◆ Problem to work on
Set the data down again, exactly as it reads, but without the pictures.

◆ Given data
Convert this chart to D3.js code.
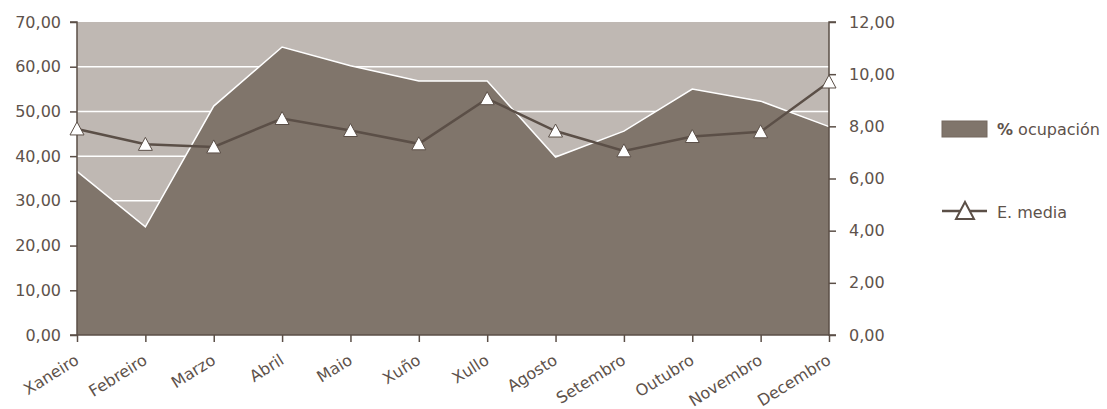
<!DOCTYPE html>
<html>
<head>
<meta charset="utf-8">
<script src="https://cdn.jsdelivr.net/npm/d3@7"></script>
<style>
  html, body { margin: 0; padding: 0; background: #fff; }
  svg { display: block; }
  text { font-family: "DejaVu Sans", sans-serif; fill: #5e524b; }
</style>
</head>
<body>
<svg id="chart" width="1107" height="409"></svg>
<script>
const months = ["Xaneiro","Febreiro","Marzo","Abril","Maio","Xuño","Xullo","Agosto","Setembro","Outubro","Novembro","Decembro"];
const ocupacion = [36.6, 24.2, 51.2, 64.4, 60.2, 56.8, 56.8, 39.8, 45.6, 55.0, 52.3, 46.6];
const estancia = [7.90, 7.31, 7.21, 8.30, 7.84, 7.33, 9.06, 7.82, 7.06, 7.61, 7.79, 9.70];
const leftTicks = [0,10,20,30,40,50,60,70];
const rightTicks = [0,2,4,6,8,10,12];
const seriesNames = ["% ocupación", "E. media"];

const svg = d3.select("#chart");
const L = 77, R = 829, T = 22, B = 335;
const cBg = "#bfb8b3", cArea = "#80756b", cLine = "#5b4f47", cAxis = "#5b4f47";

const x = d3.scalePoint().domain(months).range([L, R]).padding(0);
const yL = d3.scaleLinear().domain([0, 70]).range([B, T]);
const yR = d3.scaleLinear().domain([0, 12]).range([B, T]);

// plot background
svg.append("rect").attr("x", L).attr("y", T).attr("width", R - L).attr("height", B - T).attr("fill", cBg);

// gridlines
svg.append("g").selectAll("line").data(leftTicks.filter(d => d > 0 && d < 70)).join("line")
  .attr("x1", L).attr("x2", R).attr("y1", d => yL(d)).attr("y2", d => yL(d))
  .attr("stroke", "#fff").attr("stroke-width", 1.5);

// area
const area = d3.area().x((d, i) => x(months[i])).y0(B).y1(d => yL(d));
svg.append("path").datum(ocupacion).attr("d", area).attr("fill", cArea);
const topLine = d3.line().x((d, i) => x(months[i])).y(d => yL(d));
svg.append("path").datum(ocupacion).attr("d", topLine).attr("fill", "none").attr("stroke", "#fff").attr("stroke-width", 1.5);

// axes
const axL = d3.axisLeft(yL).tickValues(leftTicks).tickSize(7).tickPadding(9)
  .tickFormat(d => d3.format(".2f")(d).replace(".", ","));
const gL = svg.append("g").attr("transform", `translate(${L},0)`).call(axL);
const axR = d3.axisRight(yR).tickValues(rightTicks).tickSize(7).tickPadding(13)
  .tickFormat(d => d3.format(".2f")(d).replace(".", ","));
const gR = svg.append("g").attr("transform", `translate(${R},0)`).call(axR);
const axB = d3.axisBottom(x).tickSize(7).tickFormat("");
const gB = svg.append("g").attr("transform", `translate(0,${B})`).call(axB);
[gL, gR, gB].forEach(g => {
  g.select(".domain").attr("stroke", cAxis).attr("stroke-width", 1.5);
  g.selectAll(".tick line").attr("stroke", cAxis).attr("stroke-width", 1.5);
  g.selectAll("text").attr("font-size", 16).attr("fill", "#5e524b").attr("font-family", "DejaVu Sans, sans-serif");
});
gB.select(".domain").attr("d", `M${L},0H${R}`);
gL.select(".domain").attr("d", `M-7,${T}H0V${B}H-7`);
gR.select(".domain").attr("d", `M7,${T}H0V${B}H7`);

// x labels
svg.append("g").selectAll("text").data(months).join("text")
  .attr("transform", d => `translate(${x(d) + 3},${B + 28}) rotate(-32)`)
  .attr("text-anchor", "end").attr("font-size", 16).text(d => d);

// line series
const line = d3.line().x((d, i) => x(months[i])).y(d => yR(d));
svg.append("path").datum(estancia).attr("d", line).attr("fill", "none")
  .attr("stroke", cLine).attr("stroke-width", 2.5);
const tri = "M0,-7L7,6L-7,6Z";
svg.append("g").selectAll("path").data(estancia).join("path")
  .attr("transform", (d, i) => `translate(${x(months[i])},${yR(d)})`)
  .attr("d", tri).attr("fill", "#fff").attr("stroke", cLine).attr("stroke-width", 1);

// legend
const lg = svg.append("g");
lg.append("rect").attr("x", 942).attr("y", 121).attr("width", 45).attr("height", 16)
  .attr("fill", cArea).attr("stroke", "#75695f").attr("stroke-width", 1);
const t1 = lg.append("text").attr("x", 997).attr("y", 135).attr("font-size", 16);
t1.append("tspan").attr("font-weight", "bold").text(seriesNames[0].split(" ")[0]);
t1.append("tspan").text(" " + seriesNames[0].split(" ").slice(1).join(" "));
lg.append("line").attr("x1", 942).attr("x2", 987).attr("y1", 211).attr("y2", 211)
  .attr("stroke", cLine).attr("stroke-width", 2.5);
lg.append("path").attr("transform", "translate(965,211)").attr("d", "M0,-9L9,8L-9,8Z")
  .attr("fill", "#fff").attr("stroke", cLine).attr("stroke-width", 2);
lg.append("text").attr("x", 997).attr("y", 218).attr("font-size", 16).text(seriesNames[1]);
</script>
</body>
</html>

◆ Response below
Convert this chart to D3.js code.
<!DOCTYPE html>
<html>
<head>
<meta charset="utf-8">
<script src="https://cdn.jsdelivr.net/npm/d3@7"></script>
<style>
  html, body { margin: 0; padding: 0; background: #fff; }
  svg { display: block; }
  text { font-family: "DejaVu Sans", sans-serif; fill: #5e524b; }
</style>
</head>
<body>
<svg id="chart" width="1107" height="409"></svg>
<script>
const months = ["Xaneiro","Febreiro","Marzo","Abril","Maio","Xuño","Xullo","Agosto","Setembro","Outubro","Novembro","Decembro"];
const ocupacion = [36.6, 24.2, 51.2, 64.4, 60.2, 56.8, 56.8, 39.8, 45.6, 55.0, 52.3, 46.6];
const estancia = [7.90, 7.31, 7.21, 8.30, 7.84, 7.33, 9.06, 7.82, 7.06, 7.61, 7.79, 9.70];
const leftTicks = [0,10,20,30,40,50,60,70];
const rightTicks = [0,2,4,6,8,10,12];
const seriesNames = ["% ocupación", "E. media"];

const svg = d3.select("#chart");
const L = 77, R = 829, T = 22, B = 335;
const cBg = "#bfb8b3", cArea = "#80756b", cLine = "#5b4f47", cAxis = "#5b4f47";

const x = d3.scalePoint().domain(months).range([L, R]).padding(0);
const yL = d3.scaleLinear().domain([0, 70]).range([B, T]);
const yR = d3.scaleLinear().domain([0, 12]).range([B, T]);

// plot background
svg.append("rect").attr("x", L).attr("y", T).attr("width", R - L).attr("height", B - T).attr("fill", cBg);

// gridlines
svg.append("g").selectAll("line").data(leftTicks.filter(d => d > 0 && d < 70)).join("line")
  .attr("x1", L).attr("x2", R).attr("y1", d => yL(d)).attr("y2", d => yL(d))
  .attr("stroke", "#fff").attr("stroke-width", 1.5);

// area
const area = d3.area().x((d, i) => x(months[i])).y0(B).y1(d => yL(d));
svg.append("path").datum(ocupacion).attr("d", area).attr("fill", cArea);
const topLine = d3.line().x((d, i) => x(months[i])).y(d => yL(d));
svg.append("path").datum(ocupacion).attr("d", topLine).attr("fill", "none").attr("stroke", "#fff").attr("stroke-width", 1.5);

// axes
const axL = d3.axisLeft(yL).tickValues(leftTicks).tickSize(7).tickPadding(9)
  .tickFormat(d => d3.format(".2f")(d).replace(".", ","));
const gL = svg.append("g").attr("transform", `translate(${L},0)`).call(axL);
const axR = d3.axisRight(yR).tickValues(rightTicks).tickSize(7).tickPadding(13)
  .tickFormat(d => d3.format(".2f")(d).replace(".", ","));
const gR = svg.append("g").attr("transform", `translate(${R},0)`).call(axR);
const axB = d3.axisBottom(x).tickSize(7).tickFormat("");
const gB = svg.append("g").attr("transform", `translate(0,${B})`).call(axB);
[gL, gR, gB].forEach(g => {
  g.select(".domain").attr("stroke", cAxis).attr("stroke-width", 1.5);
  g.selectAll(".tick line").attr("stroke", cAxis).attr("stroke-width", 1.5);
  g.selectAll("text").attr("font-size", 16).attr("fill", "#5e524b").attr("font-family", "DejaVu Sans, sans-serif");
});
gB.select(".domain").attr("d", `M${L},0H${R}`);
gL.select(".domain").attr("d", `M-7,${T}H0V${B}H-7`);
gR.select(".domain").attr("d", `M7,${T}H0V${B}H7`);

// x labels
svg.append("g").selectAll("text").data(months).join("text")
  .attr("transform", d => `translate(${x(d) + 3},${B + 28}) rotate(-32)`)
  .attr("text-anchor", "end").attr("font-size", 16).text(d => d);

// line series
const line = d3.line().x((d, i) => x(months[i])).y(d => yR(d));
svg.append("path").datum(estancia).attr("d", line).attr("fill", "none")
  .attr("stroke", cLine).attr("stroke-width", 2.5);
const tri = "M0,-7L7,6L-7,6Z";
svg.append("g").selectAll("path").data(estancia).join("path")
  .attr("transform", (d, i) => `translate(${x(months[i])},${yR(d)})`)
  .attr("d", tri).attr("fill", "#fff").attr("stroke", cLine).attr("stroke-width", 1);

// legend
const lg = svg.append("g");
lg.append("rect").attr("x", 942).attr("y", 121).attr("width", 45).attr("height", 16)
  .attr("fill", cArea).attr("stroke", "#75695f").attr("stroke-width", 1);
const t1 = lg.append("text").attr("x", 997).attr("y", 135).attr("font-size", 16);
t1.append("tspan").attr("font-weight", "bold").text(seriesNames[0].split(" ")[0]);
t1.append("tspan").text(" " + seriesNames[0].split(" ").slice(1).join(" "));
lg.append("line").attr("x1", 942).attr("x2", 987).attr("y1", 211).attr("y2", 211)
  .attr("stroke", cLine).attr("stroke-width", 2.5);
lg.append("path").attr("transform", "translate(965,211)").attr("d", "M0,-9L9,8L-9,8Z")
  .attr("fill", "#fff").attr("stroke", cLine).attr("stroke-width", 2);
lg.append("text").attr("x", 997).attr("y", 218).attr("font-size", 16).text(seriesNames[1]);
</script>
</body>
</html>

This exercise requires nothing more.